Vessel offsets may need to be optimised to reduce stresses at the pipe connection interface. The optimum vessel position is where the bending moment at the pipe top end is zero; this is where the departure angle (pipe angle at water level) should be close to the tower angle. Any vessel offset from this optimum position will increase the bending moment at the pipe top end and thus increase pipe stress at the pipe equipment interface.

This analysis is performed to confirm that the radii of the curves along the proposed routes are sufficiently large to ensure that the pipeline will not be dragged into a bend under the action of the axial and lateral components of the bottom tension in the pipeline during normal pipelay. The method of analysis adopted is based on “Hobbs formula” which considers the pipeline submerged weight, lateral coefficient of friction, axial bottom tension and curve radius.

Limiting Static Tension = (Pipeline Sub Weight x Curve Radius x μ)/ FOS

Where μ = coefficient of lateral friction.

The analysis is based on the minimum predicted lateral coefficient of friction. The calculation should incorporate a factor of safety of 1.5 against the limiting bottom tension.

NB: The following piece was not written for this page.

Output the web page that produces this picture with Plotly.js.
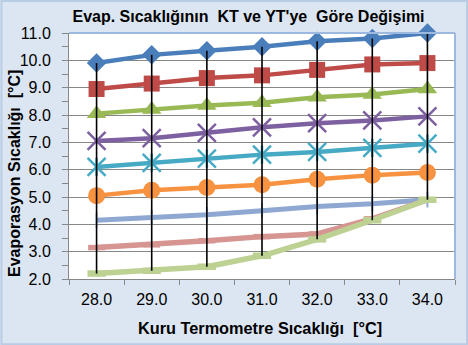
<!DOCTYPE html>
<html>
<head>
<meta charset="utf-8">
<script src="https://cdn.plot.ly/plotly-3.0.1.min.js"></script>
<style>
  html, body { margin: 0; padding: 0; background: #DCE6F2; }
  #chart { width: 468px; height: 345px; }
</style>
</head>
<body>
<div id="chart"></div>
<script>
// Categories: dry-bulb temperature [°C]
var categories = ["28.0", "29.0", "30.0", "31.0", "32.0", "33.0", "34.0"];

// Evaporation temperature series [°C]
var s1 = [9.9, 10.2, 10.35, 10.5, 10.7, 10.8, 11.0];   // blue diamond
var s2 = [8.95, 9.15, 9.35, 9.45, 9.65, 9.85, 9.9];    // red square
var s3 = [8.05, 8.2, 8.35, 8.45, 8.65, 8.75, 8.95];    // green triangle
var s4 = [7.05, 7.15, 7.35, 7.55, 7.7, 7.8, 7.95];     // purple x
var s5 = [6.1, 6.25, 6.4, 6.55, 6.65, 6.8, 6.95];      // teal star
var s6 = [5.05, 5.25, 5.35, 5.45, 5.65, 5.8, 5.9];     // orange circle
var s7 = [4.15, 4.25, 4.35, 4.5, 4.65, 4.75, 4.9];     // light blue plus
var s8 = [3.15, 3.25, 3.4, 3.55, 3.65, 4.2, 4.9];      // light red dash
var s9 = [2.2, 2.3, 2.45, 2.85, 3.45, 4.15, 4.9];      // light green dash

var yTickVals = [2, 3, 4, 5, 6, 7, 8, 9, 10, 11];

var FONT = "Liberation Sans, Arial, sans-serif";
var GRID = "#878787";

function series(y, color, lw, sym, size, mline) {
  return {
    x: categories, y: y, type: "scatter", mode: "lines+markers",
    line: { color: color, width: lw },
    marker: { symbol: sym, size: size, color: color,
              line: { color: color, width: mline } },
    hoverinfo: "skip", showlegend: false, cliponaxis: false
  };
}
function markersOnly(y, color, sym, size, mline) {
  return {
    x: categories, y: y, type: "scatter", mode: "markers",
    marker: { symbol: sym, size: size, color: color,
              line: { color: color, width: mline } },
    hoverinfo: "skip", showlegend: false, cliponaxis: false
  };
}

var all = [s1, s2, s3, s4, s5, s6, s7, s8, s9];
var hlX = [], hlY = [];
for (var i = 0; i < categories.length; i++) {
  var col = all.map(function (s) { return s[i]; });
  hlX.push(categories[i], categories[i], null);
  hlY.push(Math.max.apply(null, col), Math.min.apply(null, col), null);
}

var traces = [
  series(s1, "#4A7EBB", 4.5, "diamond", 15, 0),
  series(s2, "#BE4B48", 4.5, "square", 16, 0),
  series(s3, "#98B954", 4.5, "triangle-up", 17, 0),
  series(s4, "#7D60A0", 4.5, "x-thin-open", 18, 2.5),
  series(s5, "#46AAC5", 4.5, "x-thin-open", 18, 2.5),
  markersOnly(s5, "#46AAC5", "line-ns-open", 13, 2.5),
  series(s6, "#F69240", 4.5, "circle", 17, 0),
  series(s7, "#8EA8D2", 5, "line-ns-open", 11, 2),
  series(s8, "#D79592", 5.5, "line-ew-open", 12, 5.5),
  series(s9, "#BCD192", 5.5, "line-ew-open", 13, 6.5),
  {
    x: hlX, y: hlY, type: "scatter", mode: "lines",
    line: { color: "#000000", width: 1.6 },
    hoverinfo: "skip", showlegend: false, connectgaps: false
  }
];

var layout = {
  width: 468, height: 345,
  margin: { l: 69, r: 13, t: 33, b: 66, pad: 0 },
  paper_bgcolor: "#DCE6F2",
  plot_bgcolor: "#FFFFFF",
  font: { family: FONT, size: 16, color: "#000000" },
  title: {
    text: "<b>Evap. Sıcaklığının&nbsp; KT ve YT'ye&nbsp; Göre Değişimi</b>",
    font: { family: FONT, size: 16, color: "#000000" },
    x: 0.531, xref: "container", xanchor: "center",
    y: 0.953, yref: "container", yanchor: "middle"
  },
  xaxis: {
    type: "category",
    tickson: "boundaries",
    ticks: "outside", ticklen: 5, tickcolor: GRID, tickwidth: 1,
    showline: true, linecolor: GRID, linewidth: 1,
    showgrid: false, zeroline: false,
    ticklabelstandoff: 6,
    tickfont: { family: FONT, size: 16, color: "#000000" },
    range: [-0.5, 6.5], fixedrange: true
  },
  yaxis: {
    range: [2, 11],
    tickvals: yTickVals,
    tickformat: ".1f",
    ticks: "outside", ticklen: 6, tickcolor: GRID, tickwidth: 1,
    minor: { dtick: 0.5, ticks: "outside", ticklen: 6, tickcolor: GRID, showgrid: false },
    showline: true, linecolor: GRID, linewidth: 1,
    showgrid: true, gridcolor: GRID, gridwidth: 1,
    zeroline: false,
    ticklabelstandoff: 8,
    tickfont: { family: FONT, size: 16, color: "#000000" },
    fixedrange: true
  },
  shapes: [
    { type: "line", xref: "paper", yref: "paper", x0: 0, x1: 1, y0: 1, y1: 1,
      line: { color: "#9DB9E0", width: 2 } },
    { type: "line", xref: "paper", yref: "paper", x0: 1, x1: 1, y0: 0, y1: 1,
      line: { color: "#9DB9E0", width: 2 } },
    { type: "rect", xref: "paper", yref: "paper", x0: -0.175, x1: 1.031, y0: -0.265, y1: 1.13,
      line: { color: "#B8CCE4", width: 2 }, fillcolor: "rgba(0,0,0,0)", layer: "below" }
  ],
  annotations: [
    { text: "<b>Evaporasyon Sıcaklığı&nbsp; [°C]</b>", xref: "paper", yref: "paper",
      x: -0.141, y: 0.429, xanchor: "center", yanchor: "middle", textangle: -90,
      showarrow: false, font: { family: FONT, size: 16, color: "#000000" } },
    { text: "<b>Kuru Termometre Sıcaklığı&nbsp; [°C]</b>", xref: "paper", yref: "paper",
      x: 0.495, y: -0.199, xanchor: "center", yanchor: "middle",
      showarrow: false, font: { family: FONT, size: 16.3, color: "#000000" } }
  ]
};

Plotly.newPlot("chart", traces, layout, { staticPlot: true, displayModeBar: false });
</script>
</body>
</html>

Pipelines suffer a reduction in strength after they have been subjected to cyclic loading. This phenomenon is known as fatigue and is essentially a process of crack initiation and subsequent propagation and then failure. Therefore, when the pipe is clamped in the HOM, pipeline fatigue should be assessed.

A commonly used fatigue method of a material subject to repeated cyclic stresses of constant magnitude is known as the S-N curve in which N is the number of cycles of stress or stress range S which would cause failure.

Stress range is the difference between the maximum and minimum bending stresses at the point of interest as obtained by dynamic analysis. The stress range output from the dynamic analysis should be multiplied by the stress concentration factor (SCF), typical to the area of interest. The fatigue wave spectrum should be run for the dynamic analysis. The cumulative damage caused by different range of stresses may be assessed using Palmgren-Miner’s rule.